- _What this task involves_
Skip all pictures. Write out the data below from its first line through the line that contains "import pandas as pd".
-- START Source data --
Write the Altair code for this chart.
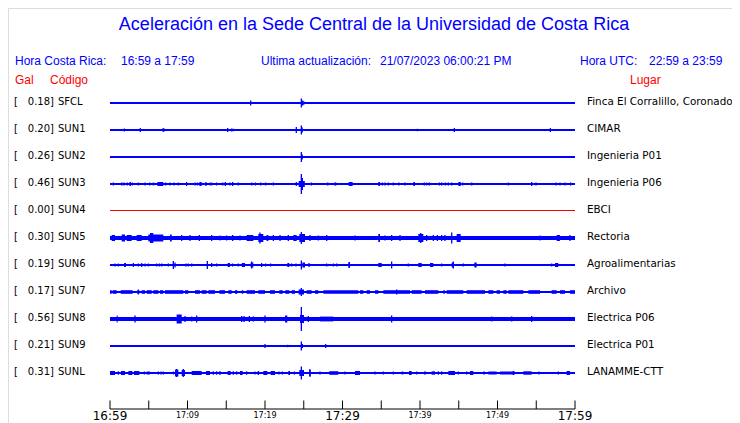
import altair as alt
import pandas as pd

# ---------------- data ----------------
CODES = ["SFCL", "SUN1", "SUN2", "SUN3", "SUN4", "SUN5", "SUN6", "SUN7", "SUN8", "SUN9", "SUNL"]
GAL = ["0.18", "0.20", "0.26", "0.46", "0.00", "0.30", "0.19", "0.17", "0.56", "0.21", "0.31"]
PLACES = ["Finca El Corralillo, Coronado", "CIMAR", "Ingenieria P01", "Ingenieria P06", "EBCI",
          "Rectoria", "Agroalimentarias", "Archivo", "Electrica P06", "Electrica P01", "LANAMME-CTT"]
STATUS = ["on", "on", "on", "on", "off", "on", "on", "on", "on", "on", "on"]
# background noise half-amplitude per trace
NOISE = [1, 1, 1, 1, 0.5, 2, 1, 1, 2, 1, 1]

# spikes: (minute after 16:59, half amplitude)
SPIKES = {
    "SFCL": [(18.15, 2.5), (24.69, 4.5), (24.85, 2.5), (25.0, 1.8)],
    "SUN1": [(1.85, 1.5), (3.91, 2), (6.85, 1.8), (6.95, 1.8), (15.18, 2), (15.7, 1.5), (15.9, 1.2),
             (24.04, 3), (24.69, 4.5), (24.8, 2.5), (39.66, 1.2), (44.43, 2), (56.82, 2)],
    "SUN2": [(24.69, 5), (24.8, 2.5)],
    "SUN3": [(0.43, 1.5), (1.5, 1.5), (1.81, 1.5), (2.24, 1.5), (2.88, 1.5), (3.66, 1.5), (4.52, 1.5),
             (5.12, 1.5), (5.59, 1.5), (7.18, 1.5), (7.74, 1.5), (8.26, 1.5), (8.82, 1.5), (9.89, 2),
             (10.97, 1.5), (11.27, 1.5), (12.39, 2), (12.9, 1.5), (13.12, 1.5), (13.76, 1.5), (14.54, 1.5),
             (14.88, 2), (15.48, 1.5), (15.83, 2), (16.56, 1.5), (18.28, 1.5), (18.75, 1.5), (19.44, 1.5),
             (20.09, 1.5), (21.08, 1.5), (24.04, 2), (24.43, 3), (24.69, 10), (24.82, 6), (25.03, 3),
             (25.98, 1.5), (28.09, 1.5), (29.03, 1.5), (29.12, 1.5), (30.88, 2), (35.14, 1.5), (35.48, 1.5),
             (35.91, 1.5), (36.56, 1.5), (37.29, 1.5), (38.06, 1.5), (40.56, 1.5), (40.86, 1.5), (41.2, 1.5),
             (42.49, 1.5), (42.79, 1.5), (43.27, 1.5), (43.66, 1.5), (44.09, 1.5), (45.51, 1.5), (46.67, 1.5),
             (51.4, 1.5), (54.41, 2), (54.97, 1.5), (57.55, 1.5), (58.06, 1.5), (58.71, 1.5), (59.44, 1.5)],
    "SUN4": [],
    "SUN5": [(9.25, 3), (10.32, 3), (11.53, 3), (13.12, 3), (14.19, 2.5), (15.05, 2.5), (15.83, 3),
             (16.77, 2.5), (19.35, 5.5), (21.08, 3), (21.94, 3), (23.01, 3), (24.69, 6), (25.81, 3),
             (26.88, 2.5), (27.96, 3), (31.61, 2.5), (35.48, 2.5), (36.34, 3), (37.42, 3), (40.09, 5),
             (40.86, 3), (41.72, 3), (42.24, 3), (42.79, 3), (43.22, 3), (44.09, 5.5), (55.48, 2.5), (59.35, 3)],
    "SUN6": [(0.65, 1.5), (1.08, 1.5), (3.01, 2), (3.66, 1.5), (4.09, 2), (4.52, 1.5), (4.95, 1.5),
             (6.02, 1.5), (6.37, 1.5), (6.67, 1.5), (7.53, 1.5), (8.17, 4), (8.39, 2.5), (9.81, 1.5),
             (10.11, 1.5), (10.54, 1.5), (12.56, 4), (13.12, 2), (13.76, 1.5), (15.83, 1.5), (16.56, 1.5),
             (18.28, 3.5), (19.57, 2), (20.09, 1.5), (20.73, 1.5), (23.44, 1.5), (24.0, 1.5), (24.69, 4.5),
             (25.68, 2), (27.96, 1.5), (28.82, 1.5), (29.25, 1.5), (30.88, 3), (36.34, 3.5), (38.49, 1.5),
             (42.79, 1.5), (44.3, 3.5), (45.59, 1.5), (50.97, 1.5), (56.99, 1.5)],
    "SUN7": [(3.66, 2.5), (24.69, 4), (37.0, 2.5)],
    "SUN8": [(3.23, 3.5), (9.68, 3), (10.54, 2.5), (11.18, 3.5), (16.99, 3), (17.29, 3), (17.98, 3),
             (18.49, 2.5), (20.0, 3.5), (24.69, 12), (25.59, 3), (36.34, 3.5), (49.25, 2.5), (51.83, 2.5),
             (54.41, 3)],
    "SUN9": [(20.0, 2), (22.92, 1.2), (24.69, 4.5), (24.82, 2), (27.83, 2)],
    "SUNL": [(1.08, 1.7), (4.43, 1.5), (6.24, 1.5), (6.58, 1.5), (6.88, 1.5), (8.17, 1.5), (8.6, 4),
             (9.46, 4), (13.33, 1.7), (13.76, 1.7), (15.91, 1.7), (16.34, 1.7), (17.63, 1.7), (18.71, 1.5),
             (19.14, 2), (21.81, 1.5), (22.24, 1.5), (23.79, 1.5), (24.69, 6.5), (25.8, 3.5), (27.1, 1.5),
             (30.32, 1.5), (34.19, 1.5), (35.27, 1.5), (36.56, 1.5), (39.57, 1.5), (40.64, 1.7), (42.37, 1.7),
             (42.79, 1.7), (44.95, 1.5), (46.02, 1.5), (52.04, 2), (55.35, 1.5), (57.85, 1.5)],
}

# bursts: (start minute, end minute, half amplitude)
BURSTS = {
    "SFCL": [],
    "SUN1": [],
    "SUN2": [],
    "SUN3": [(2.5, 2.7, 2), (6.11, 6.88, 2), (11.53, 11.83, 2), (24.4, 25.1, 3), (30.88, 31.31, 2),
             (34.62, 34.84, 2), (39.14, 39.35, 2), (44.95, 45.25, 2)],
    "SUN4": [],
    "SUN5": [(0.22, 0.65, 3), (1.51, 1.94, 3.5), (2.15, 2.8, 3), (3.44, 4.09, 3), (4.95, 6.88, 3.5),
             (5.16, 5.59, 5), (7.74, 7.96, 3.5), (17.63, 18.49, 3), (19.14, 19.78, 4), (20.2, 20.43, 3),
             (23.66, 24.09, 3), (24.43, 25.16, 4), (34.62, 34.84, 4), (39.78, 40.43, 4), (44.73, 45.25, 4),
             (57.63, 58.06, 3)],
    "SUN6": [(1.81, 2.06, 2), (15.18, 15.48, 2), (17.0, 17.42, 2), (18.15, 18.49, 2.5), (22.88, 23.14, 2),
             (24.82, 25.16, 2.5), (30.75, 30.97, 2.5), (34.62, 35.05, 2), (39.78, 40.21, 2), (41.29, 41.72, 2),
             (44.09, 44.39, 2.5), (47.01, 47.31, 2.5), (57.42, 57.85, 2)],
    "SUN7": [(0.0, 0.22, 1.8), (0.34, 0.86, 1.8), (1.38, 2.92, 1.8), (3.53, 3.79, 1.8), (4.09, 4.52, 1.8),
             (4.73, 5.38, 1.8), (5.59, 6.24, 1.8), (6.45, 6.88, 1.8), (7.1, 9.46, 1.8), (9.68, 10.11, 1.8),
             (10.97, 11.61, 1.8), (11.83, 12.47, 1.8), (12.69, 13.55, 1.8), (14.11, 14.84, 1.8),
             (15.27, 15.7, 1.8), (16.13, 16.43, 1.8), (16.99, 17.2, 1.8), (17.63, 18.71, 1.8),
             (19.14, 20.0, 1.8), (20.64, 21.29, 1.8), (21.85, 22.28, 1.8), (22.62, 23.14, 1.8),
             (23.44, 23.87, 1.8), (24.34, 25.03, 2.5), (25.38, 26.02, 1.8), (26.45, 26.88, 1.8),
             (27.53, 32.04, 1.8), (32.26, 32.69, 1.8), (33.12, 33.55, 1.8), (34.19, 34.62, 1.8),
             (35.27, 38.71, 1.8), (38.92, 40.21, 1.8), (40.64, 42.37, 1.8), (43.01, 43.22, 1.8),
             (43.44, 45.59, 1.8), (46.02, 48.39, 1.8), (48.82, 49.46, 1.8), (49.89, 50.32, 1.8),
             (50.75, 51.18, 1.8), (51.4, 53.33, 1.8), (53.98, 55.48, 1.8), (56.99, 57.63, 1.8),
             (58.06, 58.71, 1.8), (59.35, 60.0, 1.8)],
    "SUN8": [(0.86, 0.99, 3.5), (8.6, 9.25, 4.5), (22.58, 22.88, 3.5), (24.52, 25.03, 4), (27.1, 28.82, 2.4)],
    "SUN9": [],
    "SUNL": [(0.0, 0.65, 2), (1.42, 1.94, 2), (2.37, 2.88, 2), (3.1, 3.79, 2), (4.73, 5.16, 1.5),
             (8.39, 8.82, 3.5), (9.25, 9.68, 3), (10.54, 11.83, 2), (12.39, 12.9, 2), (14.06, 14.28, 1.7),
             (15.18, 15.57, 2), (16.77, 17.12, 2), (19.78, 20.3, 2), (20.73, 21.29, 2), (23.01, 23.23, 2),
             (24.43, 25.03, 3), (25.68, 25.89, 3.5), (28.3, 29.46, 1.8), (31.61, 32.26, 2), (37.63, 37.85, 1.5),
             (38.58, 38.92, 2), (41.5, 41.94, 1.7), (43.66, 44.52, 2), (46.45, 46.88, 2), (48.17, 48.39, 1.5),
             (48.82, 49.89, 1.5), (50.32, 52.26, 1.5), (53.33, 54.41, 1.7), (58.92, 59.35, 2)],
}

TICK_MIN = [0, 5, 10, 15, 20, 25, 30, 35, 40, 45, 50, 55, 60]
LABEL_MIN = [0, 10, 20, 30, 40, 50, 60]
LABEL_TXT = ["16:59", "17:09", "17:19", "17:29", "17:39", "17:49", "17:59"]

TITLE = "Aceleración en la Sede Central de la Universidad de Costa Rica"

# ---------------- tables ----------------
ROW = 27
stations = pd.DataFrame({"code": CODES, "gal": [g + "]" for g in GAL], "place": PLACES,
                         "status": STATUS, "noise": NOISE, "idx": list(range(len(CODES)))})
stations["yc"] = stations["idx"] * ROW
is_off = stations["status"] == "off"
stations["lo"] = stations["yc"] - stations["noise"].where(~is_off, 1.0)
stations["hi"] = stations["yc"] + stations["noise"].where(~is_off, 0.0)
stations["t0"] = 0
stations["t1"] = 60

sp_rows, bu_rows = [], []
for i, c in enumerate(CODES):
    for t, a in SPIKES[c]:
        sp_rows.append({"t": t, "lo": i * ROW - a, "hi": i * ROW + a})
    for t0, t1, a in BURSTS[c]:
        bu_rows.append({"t0": t0, "t1": t1, "lo": i * ROW - a, "hi": i * ROW + a})
spikes = pd.DataFrame(sp_rows)
bursts = pd.DataFrame(bu_rows)
ticks = pd.DataFrame({"t": TICK_MIN})
labels = pd.DataFrame({"t": LABEL_MIN, "txt": LABEL_TXT})
labels["major"] = labels["t"] % 30 == 0

BLUE = "#0000ff"
RED = "#ff0000"
xs = alt.Scale(domain=[0, 60], range=[102, 567], nice=False, zero=False)
ys = alt.Scale(domain=[0, 270], range=[95, 365], nice=False, zero=False)
color = alt.Color("status:N", scale=alt.Scale(domain=["on", "off"], range=[BLUE, RED]), legend=None)

base_tr = alt.Chart(stations).mark_rect().encode(
    x=alt.X("t0:Q", scale=xs, axis=None), x2="t1:Q",
    y=alt.Y("lo:Q", scale=ys, axis=None), y2="hi:Q", color=color)

burst_l = alt.Chart(bursts).mark_rect(color=BLUE).encode(
    x=alt.X("t0:Q", scale=xs, axis=None), x2="t1:Q",
    y=alt.Y("lo:Q", scale=ys, axis=None), y2="hi:Q")

spike_l = alt.Chart(spikes).mark_rule(color=BLUE, strokeWidth=1.3).encode(
    x=alt.X("t:Q", scale=xs, axis=None),
    y=alt.Y("lo:Q", scale=ys, axis=None), y2="hi:Q")

FONT_L = "DejaVu Sans"
bracket = alt.Chart(stations).mark_text(text="[", align="left", font=FONT_L, fontSize=10, dy=2,
                                        baseline="alphabetic", color="black").encode(
    x=alt.value(6), y=alt.Y("yc:Q", scale=ys, axis=None))
gal_t = alt.Chart(stations).mark_text(align="right", font=FONT_L, fontSize=10, dy=2,
                                      baseline="alphabetic", color="black").encode(
    x=alt.value(46), y=alt.Y("yc:Q", scale=ys, axis=None), text="gal:N")
code_t = alt.Chart(stations).mark_text(align="left", font=FONT_L, fontSize=10, dy=2,
                                       baseline="alphabetic", color="black").encode(
    x=alt.value(50), y=alt.Y("yc:Q", scale=ys, axis=None), text="code:N")
place_t = alt.Chart(stations).mark_text(align="left", font=FONT_L, fontSize=10.4, dy=2,
                                        baseline="alphabetic", color="black").encode(
    x=alt.value(579), y=alt.Y("yc:Q", scale=ys, axis=None), text="place:N")

axis_line = alt.Chart(pd.DataFrame({"t0": [0], "t1": [60]})).mark_rule(color="black", strokeWidth=1).encode(
    x=alt.X("t0:Q", scale=xs, axis=None), x2="t1:Q", y=alt.value(401))
tick_l = alt.Chart(ticks).mark_rule(color="black", strokeWidth=1).encode(
    x=alt.X("t:Q", scale=xs, axis=None), y=alt.value(392.5), y2=alt.value(401))
lab_major = alt.Chart(labels).transform_filter("datum.major").mark_text(
    font=FONT_L, fontSize=12, align="center", baseline="alphabetic", color="black").encode(
    x=alt.X("t:Q", scale=xs, axis=None), y=alt.value(412), text="txt:N")
lab_minor = alt.Chart(labels).transform_filter("!datum.major").mark_text(
    font=FONT_L, fontSize=8, align="center", baseline="alphabetic", color="black").encode(
    x=alt.X("t:Q", scale=xs, axis=None), y=alt.value(409.5), text="txt:N")

dummy = pd.DataFrame({"d": [0]})
FONT_H = "Liberation Sans"


def htext(txt, x, y, color, size=12, align="left"):
    return alt.Chart(dummy).mark_text(text=txt, font=FONT_H, fontSize=size, align=align,
                                      baseline="alphabetic", color=color).encode(
        x=alt.value(x), y=alt.value(y))


headers = [
    htext(TITLE, 366, 22, BLUE, size=18, align="center"),
    htext("Hora Costa Rica:", 7, 57, BLUE),
    htext("16:59 a 17:59", 113, 57, BLUE),
    htext("Ultima actualización:", 253, 57, BLUE),
    htext("21/07/2023 06:00:21 PM", 372, 57, BLUE),
    htext("Hora UTC:", 572, 57, BLUE),
    htext("22:59 a 23:59", 641, 57, BLUE),
    htext("Gal", 7, 76, RED),
    htext("Código", 42, 76, RED),
    htext("Lugar", 622, 76, RED),
]

chart = alt.layer(
    base_tr, burst_l, spike_l, bracket, gal_t, code_t, place_t,
    axis_line, tick_l, lab_major, lab_minor, *headers
).properties(
    width=724, height=415, padding=0, autosize=alt.AutoSizeParams(type="none")
).configure_view(stroke=None).configure(background="white")

chart.save("out.html", embed_options={"renderer": "svg", "actions": False})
-- END Source data --
- _Exercise output_
Write the Altair code for this chart.
import altair as alt
import pandas as pd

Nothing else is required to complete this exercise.